▽

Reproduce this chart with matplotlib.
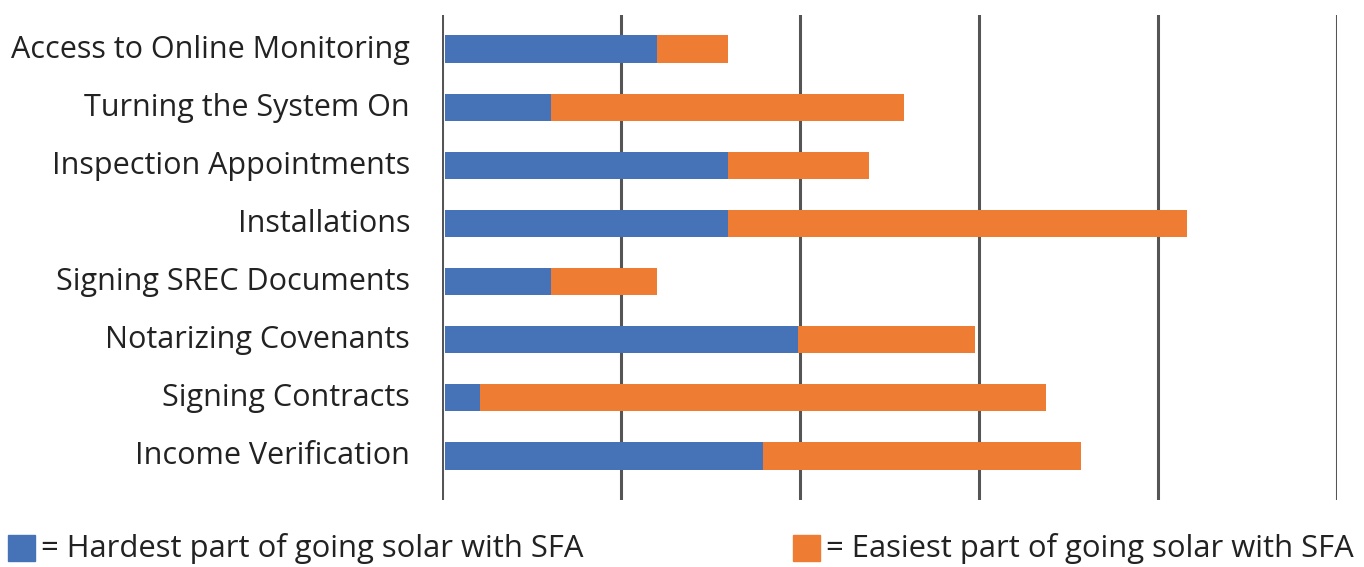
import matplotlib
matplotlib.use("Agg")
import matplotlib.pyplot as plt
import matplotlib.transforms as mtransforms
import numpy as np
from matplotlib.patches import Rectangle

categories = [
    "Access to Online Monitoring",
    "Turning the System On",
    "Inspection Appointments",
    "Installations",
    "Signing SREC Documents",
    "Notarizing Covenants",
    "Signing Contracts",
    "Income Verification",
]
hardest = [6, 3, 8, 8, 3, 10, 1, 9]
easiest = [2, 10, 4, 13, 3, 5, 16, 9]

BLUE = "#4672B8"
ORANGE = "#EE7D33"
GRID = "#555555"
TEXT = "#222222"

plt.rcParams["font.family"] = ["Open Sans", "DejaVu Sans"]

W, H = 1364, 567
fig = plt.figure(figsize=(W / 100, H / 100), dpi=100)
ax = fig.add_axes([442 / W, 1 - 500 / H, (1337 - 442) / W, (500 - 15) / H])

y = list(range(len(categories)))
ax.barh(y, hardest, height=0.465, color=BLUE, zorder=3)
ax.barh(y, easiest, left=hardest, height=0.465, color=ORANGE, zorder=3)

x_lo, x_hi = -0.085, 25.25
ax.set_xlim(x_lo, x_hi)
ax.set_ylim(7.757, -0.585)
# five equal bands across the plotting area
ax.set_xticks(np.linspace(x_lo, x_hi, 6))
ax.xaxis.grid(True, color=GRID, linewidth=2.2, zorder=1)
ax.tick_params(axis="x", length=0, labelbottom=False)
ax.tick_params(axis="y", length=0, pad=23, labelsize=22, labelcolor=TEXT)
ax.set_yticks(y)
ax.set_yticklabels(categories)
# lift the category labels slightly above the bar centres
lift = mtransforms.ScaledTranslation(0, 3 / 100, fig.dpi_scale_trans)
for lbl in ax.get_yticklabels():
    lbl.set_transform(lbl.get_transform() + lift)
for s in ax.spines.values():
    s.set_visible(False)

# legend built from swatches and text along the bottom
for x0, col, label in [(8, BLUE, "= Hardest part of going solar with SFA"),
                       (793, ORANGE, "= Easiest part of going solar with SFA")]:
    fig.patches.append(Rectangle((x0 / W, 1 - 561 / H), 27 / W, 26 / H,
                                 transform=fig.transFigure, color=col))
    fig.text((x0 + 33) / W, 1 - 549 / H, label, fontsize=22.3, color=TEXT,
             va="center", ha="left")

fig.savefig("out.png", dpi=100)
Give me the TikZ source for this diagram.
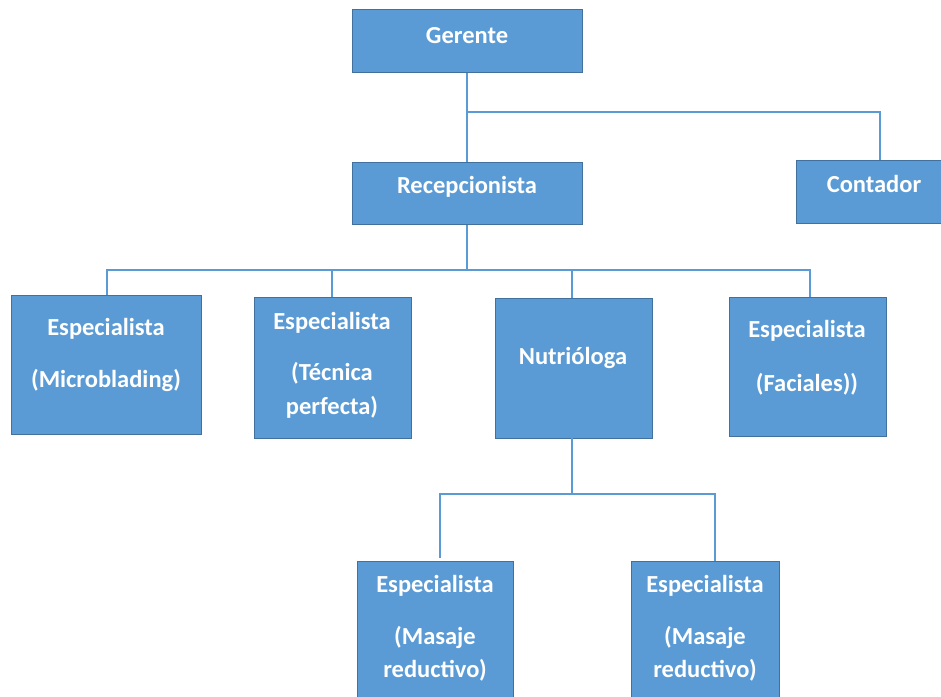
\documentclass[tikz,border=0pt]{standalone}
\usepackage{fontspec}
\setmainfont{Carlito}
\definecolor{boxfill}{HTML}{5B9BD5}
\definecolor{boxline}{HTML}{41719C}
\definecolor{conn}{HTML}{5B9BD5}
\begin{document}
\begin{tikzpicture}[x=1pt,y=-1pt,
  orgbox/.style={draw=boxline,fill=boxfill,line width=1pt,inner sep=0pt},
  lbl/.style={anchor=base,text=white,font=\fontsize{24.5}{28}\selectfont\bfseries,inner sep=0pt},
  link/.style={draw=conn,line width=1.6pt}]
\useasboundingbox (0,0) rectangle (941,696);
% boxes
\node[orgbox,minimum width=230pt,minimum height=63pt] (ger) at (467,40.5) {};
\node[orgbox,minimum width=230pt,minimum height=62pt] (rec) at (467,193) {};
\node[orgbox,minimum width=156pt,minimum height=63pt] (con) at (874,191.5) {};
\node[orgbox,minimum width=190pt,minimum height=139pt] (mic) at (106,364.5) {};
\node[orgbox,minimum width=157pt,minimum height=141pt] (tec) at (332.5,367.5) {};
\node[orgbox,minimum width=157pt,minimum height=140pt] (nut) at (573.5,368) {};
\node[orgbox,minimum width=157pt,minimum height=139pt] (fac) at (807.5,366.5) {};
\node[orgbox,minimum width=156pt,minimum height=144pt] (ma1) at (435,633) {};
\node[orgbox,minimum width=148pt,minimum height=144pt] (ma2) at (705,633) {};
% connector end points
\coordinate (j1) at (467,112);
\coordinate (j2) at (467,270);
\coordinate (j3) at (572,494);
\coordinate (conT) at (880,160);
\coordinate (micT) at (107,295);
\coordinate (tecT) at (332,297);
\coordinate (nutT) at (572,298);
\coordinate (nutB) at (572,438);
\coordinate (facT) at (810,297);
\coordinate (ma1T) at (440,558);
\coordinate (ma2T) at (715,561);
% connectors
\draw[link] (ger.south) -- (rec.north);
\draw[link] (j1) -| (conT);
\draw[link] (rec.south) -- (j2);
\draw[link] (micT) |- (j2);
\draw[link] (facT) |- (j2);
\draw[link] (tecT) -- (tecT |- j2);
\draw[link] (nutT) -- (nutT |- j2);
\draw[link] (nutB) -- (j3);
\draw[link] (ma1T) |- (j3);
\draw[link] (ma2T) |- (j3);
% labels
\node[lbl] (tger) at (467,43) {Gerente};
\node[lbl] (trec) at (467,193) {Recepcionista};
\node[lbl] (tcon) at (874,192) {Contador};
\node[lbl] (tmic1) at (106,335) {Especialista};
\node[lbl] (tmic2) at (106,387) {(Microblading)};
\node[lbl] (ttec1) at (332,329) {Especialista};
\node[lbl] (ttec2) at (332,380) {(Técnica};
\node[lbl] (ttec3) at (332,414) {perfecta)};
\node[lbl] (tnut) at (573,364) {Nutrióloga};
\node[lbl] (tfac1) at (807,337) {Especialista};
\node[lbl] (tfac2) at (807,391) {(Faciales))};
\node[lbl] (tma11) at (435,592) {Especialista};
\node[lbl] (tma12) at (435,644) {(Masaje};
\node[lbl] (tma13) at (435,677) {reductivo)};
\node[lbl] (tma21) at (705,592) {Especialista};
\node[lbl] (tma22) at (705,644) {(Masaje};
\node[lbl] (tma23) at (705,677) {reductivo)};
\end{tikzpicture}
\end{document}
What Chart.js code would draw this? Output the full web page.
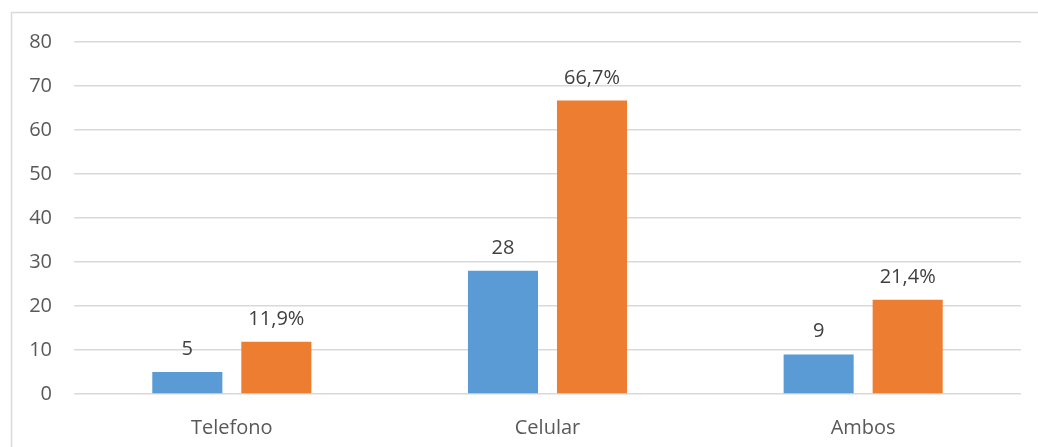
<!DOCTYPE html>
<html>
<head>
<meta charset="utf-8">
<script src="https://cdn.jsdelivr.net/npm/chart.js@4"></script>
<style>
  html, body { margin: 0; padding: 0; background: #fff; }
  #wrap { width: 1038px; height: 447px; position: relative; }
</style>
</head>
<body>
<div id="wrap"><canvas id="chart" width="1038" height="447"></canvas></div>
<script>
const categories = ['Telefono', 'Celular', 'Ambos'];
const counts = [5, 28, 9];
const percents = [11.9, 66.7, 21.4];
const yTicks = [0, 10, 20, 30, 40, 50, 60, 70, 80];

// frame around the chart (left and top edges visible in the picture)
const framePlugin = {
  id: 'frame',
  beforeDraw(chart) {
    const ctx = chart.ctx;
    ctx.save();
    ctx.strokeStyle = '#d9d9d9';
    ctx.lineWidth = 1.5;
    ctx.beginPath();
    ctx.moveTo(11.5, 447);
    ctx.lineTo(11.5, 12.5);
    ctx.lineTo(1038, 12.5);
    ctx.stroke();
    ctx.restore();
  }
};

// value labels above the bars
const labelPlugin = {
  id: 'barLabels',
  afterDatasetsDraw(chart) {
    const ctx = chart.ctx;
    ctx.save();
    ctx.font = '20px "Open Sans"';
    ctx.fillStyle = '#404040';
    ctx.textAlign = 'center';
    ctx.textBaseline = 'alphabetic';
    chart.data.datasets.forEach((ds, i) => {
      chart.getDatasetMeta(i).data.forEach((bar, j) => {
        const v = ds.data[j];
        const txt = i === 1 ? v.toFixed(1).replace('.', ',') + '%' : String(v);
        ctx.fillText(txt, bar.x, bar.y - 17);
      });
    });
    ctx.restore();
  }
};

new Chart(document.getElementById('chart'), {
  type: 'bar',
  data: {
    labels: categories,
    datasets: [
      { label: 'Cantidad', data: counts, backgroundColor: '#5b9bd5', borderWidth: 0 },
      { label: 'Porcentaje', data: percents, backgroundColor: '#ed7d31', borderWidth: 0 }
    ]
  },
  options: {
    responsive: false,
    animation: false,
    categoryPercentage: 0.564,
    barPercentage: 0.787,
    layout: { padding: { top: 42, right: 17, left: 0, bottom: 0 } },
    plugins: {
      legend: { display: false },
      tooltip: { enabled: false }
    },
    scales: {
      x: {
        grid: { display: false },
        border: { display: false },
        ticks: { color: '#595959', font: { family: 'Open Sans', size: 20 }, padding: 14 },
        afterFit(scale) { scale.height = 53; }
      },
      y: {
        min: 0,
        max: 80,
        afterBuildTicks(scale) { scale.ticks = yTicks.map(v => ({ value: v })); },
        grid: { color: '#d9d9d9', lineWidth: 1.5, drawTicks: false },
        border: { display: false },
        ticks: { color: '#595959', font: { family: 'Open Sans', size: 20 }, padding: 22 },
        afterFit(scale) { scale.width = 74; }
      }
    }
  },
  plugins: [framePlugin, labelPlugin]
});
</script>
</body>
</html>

△

**THE PROBLEM:**
Without any pictures, reproduce the lines from the first one in the material through the line that has "from matplotlib.patches import Rectangle", exactly as they appear.

**TASK ANSWER:**
Reproduce this chart with matplotlib.
import matplotlib
matplotlib.use("Agg")
import matplotlib.pyplot as plt
import matplotlib.transforms as mtransforms
import numpy as np
from matplotlib.patches import Rectangle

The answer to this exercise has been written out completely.